WERTHEIMER: But isn't it also true that Germany might decide to take responsibility for some of the smaller countries and cover their debt; that the Chinese, since they are in such serious control of their economy, that they could manage this landing; that energy prices have been falling in the United States because we are doing so much production on our own, that perhaps we wouldn't hit a horrible bump if Middle Eastern oil quantities went down?

I mean there are ways in which it could go this way, or it could go that way.

ROUBINI: You're absolutely right. I would argue that in Germany in the core of the eurozone, there is also bailout fatigue. They say, for example, the Greeks had a Big Fat Greek Wedding, not for long weekend but for the last 20 years. We give them a first bailout, a second bailout, many Germans want to pull the plug.

In China, you have a new government at the end of the year. Either they move away from net exports, from too much savings, from too much capital investments towards more consumption, or otherwise by next year China could have also a hard landing.

In the U.S., we have shale gas. I think it has been hyped a bit too much. It's going to help the energy needs of the U.S., but that revolution may take 10 to 20 years. If there is a war in the Middle East next year, the shock to all prices is going to tip the U.S. into a recession because we're not going to be energy independent for at least another decade.

WERTHEIMER: Is there anything that the Federal Reserve can do to avert this crisis that concerns you?

ROUBINI: Yes, the Federal Reserve can help and so far it has helped. The fact that the Great Recession of '08/'13 did not turn into another Great Depression is due to the fact that we learned the lessons of the Great Depression. And it means that in the short term we need more fiscal stimulus. The reality however is that we're running out of policy bullets. Politically, we're not going to be able to bailout the banks and the bankers for a second time. I think there will be a political backlash against it.

So if things are to turn sour compared to '08, when we had all the policy bullets, this time around would be worse.

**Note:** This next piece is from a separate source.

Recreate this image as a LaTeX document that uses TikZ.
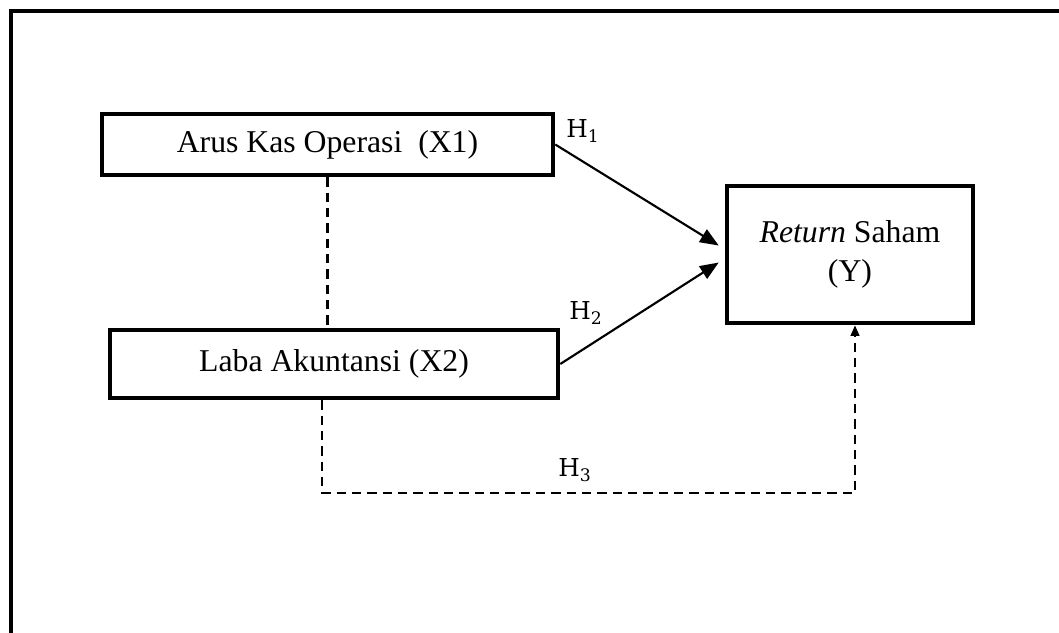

WERTHEIMER: One of the big themes in this election year is a call for austerity. If that means that the government should drastically cut spending, would it help? Would it avert a crisis or would it bring one on?

ROUBINI: Unfortunately the U.S. political system is in a gridlock. And the reality is that in the medium time we have to reduce our budget deficit, and the way to do it is going to be a combination of reforming Social Security and Medicare on one side, but also gradually increasing the tax burden because right now it's very low, especially on those who can pay.

And while we have to do fiscal austerity, if we do too much of it, next year or in the next couple of years, the risk, like in the eurozone, is that we end up into another recession because austerity, however necessary, in the short run has a negative effect on economic growth.

WERTHEIMER: Thank you very much.

ROUBINI: Pleasure talking with you today.